Теперь, когда все были зарегистрированы и одеты для «работы», каждой выдали по красной миске и суповой ложке и потом выпустили назад на холод, приказав построиться и ждать. Шеренги по пять. Снова шеренги по пять. Вырванные из беспорядочной рутины домашней жизни девушки быстро превращались в вымуштрованных роботов.
Выйдя из последнего барака, первые в шеренге девушки увидели своих подруг, которые еще только ждали начала «обработки» – в своих лучших одеждах, в практичной обуви, в пальто, перчатках и шляпках, – и закричали им, пытаясь предупредить:
– Выбрасывайте украшения!
Те, еще не бритые, не могли понять, что это за лысые оборванки, стоящие в снегу в чужих солдатских формах и открытых сандалиях, и что это они им кричат. Их не узнавали. Пока наконец до ожидающих обработки не дошло: вскоре они сами превратятся в лысых оборванок.
Рена Корнрайх сорвала с руки часы и затоптала их в грязь, сказав себе, что не позволит нацистам завладеть тем, что по праву принадлежит ей.
Большинство девушек из Гуменне шли ближе к концу очереди: Сара Блайх (1-9-6-6) была всего в трех номерах от Леи (1-9-6-9) и Эдиты (1-9-7-0). Гелена Цитрон значилась под номером 1-9-7-1. Когда на лагерштрассе вышли последние 30 узниц, уже опустились сумерки. Но девушкам все равно предстояло ждать, пока их пересчитают. Это был единственный раз, когда они стояли по порядку номеров. И последний раз, когда в живых еще были все.
Уже настала ночь, когда их повели в блок 10, в дальний конец женского лагеря. Они толкались, распихивали друг друга локтями, лишь бы поскорее уйти с холода и оказаться в относительном тепле барака. Им отчаянно хотелось внутрь, и обычные правила поведения уже начали забываться. Вежливость – это что-то из прошлого, ну или для друзей и родных. «У меня локти что надо», – вновь и вновь повторяет Линда Райх (№ 1173) в своем интервью.
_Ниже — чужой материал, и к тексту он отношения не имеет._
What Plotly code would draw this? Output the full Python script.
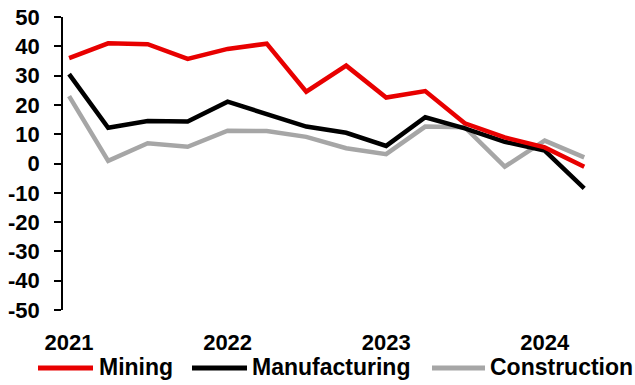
import plotly.graph_objects as go

# Quarterly readings, plotted mid-month at the start of each quarter
quarters = [
    "2021-01-15", "2021-04-15", "2021-07-15", "2021-10-15",
    "2022-01-15", "2022-04-15", "2022-07-15", "2022-10-15",
    "2023-01-15", "2023-04-15", "2023-07-15", "2023-10-15",
    "2024-01-15", "2024-04-15",
]
mining = [36.0, 41.0, 40.7, 35.7, 39.1, 40.9, 24.5, 33.4, 22.5, 24.7, 13.7, 8.9, 5.5, -1.1]
manufacturing = [30.5, 12.2, 14.5, 14.3, 21.1, 16.8, 12.6, 10.5, 6.0, 15.8, 12.0, 7.4, 4.4, -8.5]
construction = [23.0, 0.9, 6.9, 5.7, 11.2, 11.1, 9.1, 5.2, 3.2, 12.6, 12.4, -1.1, 7.8, 2.1]

year_label_pos = ["2021-01-15", "2022-01-15", "2023-01-15", "2024-01-15"]
year_labels = ["2021", "2022", "2023", "2024"]
year_ticks = ["2021-01-01", "2022-01-01", "2023-01-01", "2024-01-01"]
y_ticks = [-50, -40, -30, -20, -10, 0, 10, 20, 30, 40, 50]

series = [
    ("Mining", mining, "#E80000"),
    ("Manufacturing", manufacturing, "#000000"),
    ("Construction", construction, "#A6A6A6"),
]

FONT = "Liberation Sans, Arial, sans-serif"
x_range = ["2021-01-01", "2024-08-03"]

fig = go.Figure()
# grey first so the darker series sit on top
for name, vals, color in reversed(series):
    fig.add_trace(go.Scatter(
        x=quarters, y=vals, name=name, mode="lines",
        line=dict(color=color, width=4.5),
        showlegend=False,
    ))

# Hand-drawn legend row under the axis labels
L, R, T, B = 63, 3, 17, 75
W, H = 635, 385
pw, ph = W - L - R, H - T - B

def px(xp):
    return (xp - L) / pw

def py(yp):
    return (H - B - yp) / ph

legend_items = [(38, 93, 97), (192, 247, 250), (432, 485, 488)]
shapes = []
annotations = []
for (name, _, color), (x0, x1, xt) in zip(series, legend_items):
    shapes.append(dict(type="line", xref="paper", yref="paper",
                       x0=px(x0), x1=px(x1), y0=py(368), y1=py(368),
                       line=dict(color=color, width=5)))
    annotations.append(dict(xref="paper", yref="paper", x=px(xt), y=py(367),
                            xanchor="left", yanchor="middle", showarrow=False,
                            text="<b>%s</b>" % name,
                            font=dict(family=FONT, size=23, color="#000000")))

fig.update_layout(
    width=W, height=H,
    margin=dict(l=L, r=R, t=T, b=B),
    paper_bgcolor="white", plot_bgcolor="white",
    showlegend=False,
    font=dict(family=FONT, size=22, color="#000000"),
    shapes=shapes,
    annotations=annotations,
    xaxis=dict(
        type="date", range=x_range,
        showgrid=False, zeroline=False, showline=False,
        ticks="", tickmode="array",
        tickvals=year_label_pos, ticktext=["<b>%s</b>" % t for t in year_labels],
        ticklabelstandoff=17,
    ),
    xaxis2=dict(
        type="date", range=x_range, overlaying="x", matches="x",
        anchor="free", position=0.5, side="bottom",
        showgrid=False, zeroline=False,
        showline=True, linecolor="#000000", linewidth=1.5,
        ticks="outside", ticklen=7, tickwidth=1.5, tickcolor="#000000",
        tickmode="array", tickvals=year_ticks, showticklabels=False,
    ),
    yaxis=dict(
        range=[-50, 50],
        tickmode="array", tickvals=y_ticks,
        ticktext=["<b>%d</b>" % v for v in y_ticks],
        showgrid=False, zeroline=False,
        showline=True, linecolor="#000000", linewidth=1.5,
        ticks="outside", ticklen=7, tickwidth=1.5, tickcolor="#000000",
        tickfont=dict(family=FONT, size=22),
        ticklabelstandoff=10,
    ),
)

fig.write_html("out.html")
Оказавшись внутри блока, без охранников и собак, девушки принялись искать подружек, выкрикивая имена:
– Адела! Магда! Лея! Эдита! Гиззи!
Бритые головы. Мужская форма. Все выглядели непохожими на себя.
«Мы не узнавали друг друга, – рассказывает Гелена Цитрон. – И тут, вместо того чтобы удариться в слезы, мы вдруг рассмеялись. Мы истерически хохотали, поскольку ничего больше сделать не могли. Мы хохотали, поскольку слезы уже кончились».
Спустя несколько часов, уже после унизительной обработки, Эдита прокралась в блок 5, чтобы забрать прокладки, которые спрятала на кирпичах большой печи, стоявшей там посреди помещения. Но кто-то их уже нашел. «Да мне они и не понадобились бы. Следующие месячные у меня начались уже после войны».
Так было у многих девушек. Для месячных в теле женщины должно быть определенное количество жировой ткани, и если ты получаешь с пищей меньше 1000 калорий в день, то жира не остается, чтобы женский организм функционировал нормально. Добавьте сюда немаленькую дозу успокоительных, которыми сдабривали утренний чай, чтобы девушки были податливыми и заторможенными. «Ты чувствуешь себя, как зомби. Они давали нам бром, чтобы отключить мозги. Думать нам не полагалось», – говорит Эди (№ 1949). Бром к тому же, угнетал половой инстинкт и подавлял менструальный цикл.
У некоторых из тех, кому уже было за 20, месячные еще какое-то время продолжались, но, чтобы получить салфетку, требовалось показать врачу, что у тебя идет кровь. Рена Корнрайх решила не подвергать себя этому унижению и пользовалась газетными обрывками, которые находила в лагере. С точки зрения гигиены сомнительно, но зато эти обрывки позволяли ей хранить свой секрет. Лишенные этого ритуала, символизировавшего для них женскую зрелость, некоторые девушки помоложе стали сомневаться в собственной принадлежности. Если они больше не женщины, то кто? Они хотя бы к людям-то относятся? «В гигиеническом смысле жить без месячных было легче, – признается Эдита. – В Аушвице никакой гигиены не существовало, а если ты не можешь следить за собой, мыться каждый день, то тебе только месячных не хватало. Но без них мы не чувствовали себя женщинами». Женская самоидентификация – это, понятное дело, последнее, чего хотели бы от них нацисты. Возможно, именно поэтому их и вырядили в форму мертвых русских военнопленных.